DIRECTION - Write out every entry precisely as given, leaving the pictures out.

-- Start --

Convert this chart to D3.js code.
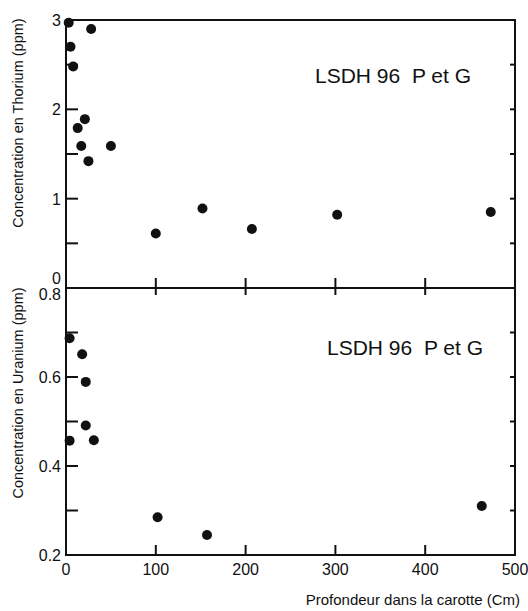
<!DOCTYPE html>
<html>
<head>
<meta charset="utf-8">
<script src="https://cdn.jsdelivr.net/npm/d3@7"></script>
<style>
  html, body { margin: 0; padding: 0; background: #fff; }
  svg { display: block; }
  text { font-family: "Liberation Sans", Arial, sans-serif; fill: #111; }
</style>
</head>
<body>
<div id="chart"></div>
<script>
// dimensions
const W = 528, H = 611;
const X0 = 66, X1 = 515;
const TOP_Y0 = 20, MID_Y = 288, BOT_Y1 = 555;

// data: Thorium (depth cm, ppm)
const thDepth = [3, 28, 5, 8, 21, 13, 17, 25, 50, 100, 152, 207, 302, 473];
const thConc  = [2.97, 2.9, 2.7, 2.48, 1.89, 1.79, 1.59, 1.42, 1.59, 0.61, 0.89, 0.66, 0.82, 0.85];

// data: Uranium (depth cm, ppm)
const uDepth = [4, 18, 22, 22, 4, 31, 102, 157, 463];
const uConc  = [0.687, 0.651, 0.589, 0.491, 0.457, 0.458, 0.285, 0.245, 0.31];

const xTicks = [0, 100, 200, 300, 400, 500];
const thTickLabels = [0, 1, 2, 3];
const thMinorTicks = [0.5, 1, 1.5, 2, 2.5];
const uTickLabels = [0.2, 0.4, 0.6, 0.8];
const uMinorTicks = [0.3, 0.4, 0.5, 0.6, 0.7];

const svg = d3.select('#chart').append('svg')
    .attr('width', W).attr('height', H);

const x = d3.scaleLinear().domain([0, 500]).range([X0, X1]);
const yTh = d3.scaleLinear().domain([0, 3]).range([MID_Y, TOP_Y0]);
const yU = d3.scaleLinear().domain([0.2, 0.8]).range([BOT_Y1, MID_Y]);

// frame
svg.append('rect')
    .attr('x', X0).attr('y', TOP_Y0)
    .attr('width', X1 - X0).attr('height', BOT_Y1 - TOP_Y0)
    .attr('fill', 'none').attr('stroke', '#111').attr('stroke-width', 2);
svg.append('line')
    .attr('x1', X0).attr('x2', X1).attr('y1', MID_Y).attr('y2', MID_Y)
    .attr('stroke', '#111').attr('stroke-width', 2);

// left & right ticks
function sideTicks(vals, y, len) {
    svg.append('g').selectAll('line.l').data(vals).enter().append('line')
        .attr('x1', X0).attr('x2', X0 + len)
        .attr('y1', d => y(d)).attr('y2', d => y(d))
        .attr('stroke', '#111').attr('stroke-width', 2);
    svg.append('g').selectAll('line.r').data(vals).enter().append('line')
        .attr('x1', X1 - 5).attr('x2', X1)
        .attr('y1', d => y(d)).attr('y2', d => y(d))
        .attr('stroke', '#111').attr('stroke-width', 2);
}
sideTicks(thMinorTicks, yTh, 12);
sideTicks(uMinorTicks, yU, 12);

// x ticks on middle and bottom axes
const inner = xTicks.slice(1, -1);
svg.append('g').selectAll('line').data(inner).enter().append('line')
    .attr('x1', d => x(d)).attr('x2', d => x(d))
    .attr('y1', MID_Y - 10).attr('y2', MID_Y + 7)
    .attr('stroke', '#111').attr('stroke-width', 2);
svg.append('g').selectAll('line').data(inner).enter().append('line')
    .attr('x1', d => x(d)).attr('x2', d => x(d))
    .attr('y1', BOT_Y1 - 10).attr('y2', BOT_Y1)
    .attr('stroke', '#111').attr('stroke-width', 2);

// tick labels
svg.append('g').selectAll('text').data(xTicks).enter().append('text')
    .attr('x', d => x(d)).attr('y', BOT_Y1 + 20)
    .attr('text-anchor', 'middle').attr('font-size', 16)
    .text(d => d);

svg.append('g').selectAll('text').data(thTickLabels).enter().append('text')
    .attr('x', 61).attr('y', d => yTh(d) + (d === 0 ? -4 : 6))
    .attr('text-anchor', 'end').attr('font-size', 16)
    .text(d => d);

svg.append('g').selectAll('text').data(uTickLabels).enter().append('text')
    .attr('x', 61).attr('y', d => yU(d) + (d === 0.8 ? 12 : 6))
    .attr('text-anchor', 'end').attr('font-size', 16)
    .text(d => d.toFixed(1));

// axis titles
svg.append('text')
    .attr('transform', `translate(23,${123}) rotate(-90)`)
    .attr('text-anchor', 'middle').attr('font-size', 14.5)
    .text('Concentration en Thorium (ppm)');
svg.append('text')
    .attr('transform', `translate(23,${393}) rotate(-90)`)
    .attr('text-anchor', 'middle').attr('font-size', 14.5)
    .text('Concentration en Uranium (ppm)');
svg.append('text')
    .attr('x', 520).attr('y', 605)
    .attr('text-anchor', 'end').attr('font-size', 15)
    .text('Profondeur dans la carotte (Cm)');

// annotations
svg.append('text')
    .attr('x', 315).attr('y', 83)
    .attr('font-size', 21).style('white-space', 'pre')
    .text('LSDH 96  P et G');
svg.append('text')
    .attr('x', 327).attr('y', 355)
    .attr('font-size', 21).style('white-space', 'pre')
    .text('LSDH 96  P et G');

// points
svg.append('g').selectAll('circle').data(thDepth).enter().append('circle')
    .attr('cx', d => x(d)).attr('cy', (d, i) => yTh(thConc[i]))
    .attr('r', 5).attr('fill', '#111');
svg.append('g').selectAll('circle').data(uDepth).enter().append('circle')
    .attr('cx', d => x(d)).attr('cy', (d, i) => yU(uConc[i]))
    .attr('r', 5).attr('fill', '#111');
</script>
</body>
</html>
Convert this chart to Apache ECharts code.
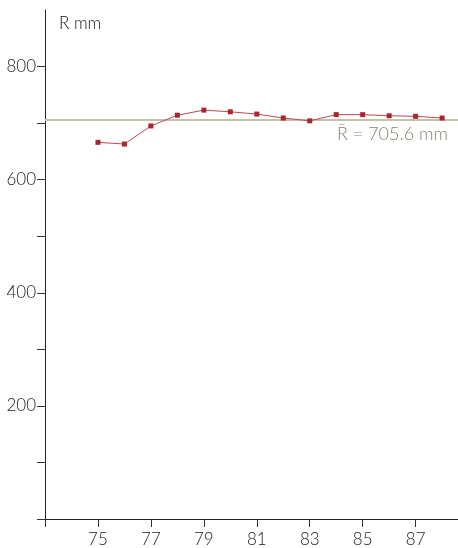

-- End --

ANSWER IN FULL -
Convert this chart to D3.js code.
<!DOCTYPE html>
<html>
<head>
<meta charset="utf-8">
<script src="https://cdn.jsdelivr.net/npm/d3@7"></script>
<style>
  html, body { margin: 0; padding: 0; background: #fff; }
  svg { display: block; }
  text { font-family: "Liberation Sans", Arial, sans-serif; fill: #111; }
</style>
</head>
<body>
<div id="chart"></div>
<script>
// dimensions
const W = 528, H = 611;
const X0 = 66, X1 = 515;
const TOP_Y0 = 20, MID_Y = 288, BOT_Y1 = 555;

// data: Thorium (depth cm, ppm)
const thDepth = [3, 28, 5, 8, 21, 13, 17, 25, 50, 100, 152, 207, 302, 473];
const thConc  = [2.97, 2.9, 2.7, 2.48, 1.89, 1.79, 1.59, 1.42, 1.59, 0.61, 0.89, 0.66, 0.82, 0.85];

// data: Uranium (depth cm, ppm)
const uDepth = [4, 18, 22, 22, 4, 31, 102, 157, 463];
const uConc  = [0.687, 0.651, 0.589, 0.491, 0.457, 0.458, 0.285, 0.245, 0.31];

const xTicks = [0, 100, 200, 300, 400, 500];
const thTickLabels = [0, 1, 2, 3];
const thMinorTicks = [0.5, 1, 1.5, 2, 2.5];
const uTickLabels = [0.2, 0.4, 0.6, 0.8];
const uMinorTicks = [0.3, 0.4, 0.5, 0.6, 0.7];

const svg = d3.select('#chart').append('svg')
    .attr('width', W).attr('height', H);

const x = d3.scaleLinear().domain([0, 500]).range([X0, X1]);
const yTh = d3.scaleLinear().domain([0, 3]).range([MID_Y, TOP_Y0]);
const yU = d3.scaleLinear().domain([0.2, 0.8]).range([BOT_Y1, MID_Y]);

// frame
svg.append('rect')
    .attr('x', X0).attr('y', TOP_Y0)
    .attr('width', X1 - X0).attr('height', BOT_Y1 - TOP_Y0)
    .attr('fill', 'none').attr('stroke', '#111').attr('stroke-width', 2);
svg.append('line')
    .attr('x1', X0).attr('x2', X1).attr('y1', MID_Y).attr('y2', MID_Y)
    .attr('stroke', '#111').attr('stroke-width', 2);

// left & right ticks
function sideTicks(vals, y, len) {
    svg.append('g').selectAll('line.l').data(vals).enter().append('line')
        .attr('x1', X0).attr('x2', X0 + len)
        .attr('y1', d => y(d)).attr('y2', d => y(d))
        .attr('stroke', '#111').attr('stroke-width', 2);
    svg.append('g').selectAll('line.r').data(vals).enter().append('line')
        .attr('x1', X1 - 5).attr('x2', X1)
        .attr('y1', d => y(d)).attr('y2', d => y(d))
        .attr('stroke', '#111').attr('stroke-width', 2);
}
sideTicks(thMinorTicks, yTh, 12);
sideTicks(uMinorTicks, yU, 12);

// x ticks on middle and bottom axes
const inner = xTicks.slice(1, -1);
svg.append('g').selectAll('line').data(inner).enter().append('line')
    .attr('x1', d => x(d)).attr('x2', d => x(d))
    .attr('y1', MID_Y - 10).attr('y2', MID_Y + 7)
    .attr('stroke', '#111').attr('stroke-width', 2);
svg.append('g').selectAll('line').data(inner).enter().append('line')
    .attr('x1', d => x(d)).attr('x2', d => x(d))
    .attr('y1', BOT_Y1 - 10).attr('y2', BOT_Y1)
    .attr('stroke', '#111').attr('stroke-width', 2);

// tick labels
svg.append('g').selectAll('text').data(xTicks).enter().append('text')
    .attr('x', d => x(d)).attr('y', BOT_Y1 + 20)
    .attr('text-anchor', 'middle').attr('font-size', 16)
    .text(d => d);

svg.append('g').selectAll('text').data(thTickLabels).enter().append('text')
    .attr('x', 61).attr('y', d => yTh(d) + (d === 0 ? -4 : 6))
    .attr('text-anchor', 'end').attr('font-size', 16)
    .text(d => d);

svg.append('g').selectAll('text').data(uTickLabels).enter().append('text')
    .attr('x', 61).attr('y', d => yU(d) + (d === 0.8 ? 12 : 6))
    .attr('text-anchor', 'end').attr('font-size', 16)
    .text(d => d.toFixed(1));

// axis titles
svg.append('text')
    .attr('transform', `translate(23,${123}) rotate(-90)`)
    .attr('text-anchor', 'middle').attr('font-size', 14.5)
    .text('Concentration en Thorium (ppm)');
svg.append('text')
    .attr('transform', `translate(23,${393}) rotate(-90)`)
    .attr('text-anchor', 'middle').attr('font-size', 14.5)
    .text('Concentration en Uranium (ppm)');
svg.append('text')
    .attr('x', 520).attr('y', 605)
    .attr('text-anchor', 'end').attr('font-size', 15)
    .text('Profondeur dans la carotte (Cm)');

// annotations
svg.append('text')
    .attr('x', 315).attr('y', 83)
    .attr('font-size', 21).style('white-space', 'pre')
    .text('LSDH 96  P et G');
svg.append('text')
    .attr('x', 327).attr('y', 355)
    .attr('font-size', 21).style('white-space', 'pre')
    .text('LSDH 96  P et G');

// points
svg.append('g').selectAll('circle').data(thDepth).enter().append('circle')
    .attr('cx', d => x(d)).attr('cy', (d, i) => yTh(thConc[i]))
    .attr('r', 5).attr('fill', '#111');
svg.append('g').selectAll('circle').data(uDepth).enter().append('circle')
    .attr('cx', d => x(d)).attr('cy', (d, i) => yU(uConc[i]))
    .attr('r', 5).attr('fill', '#111');
</script>
</body>
</html>
Convert this chart to Apache ECharts code.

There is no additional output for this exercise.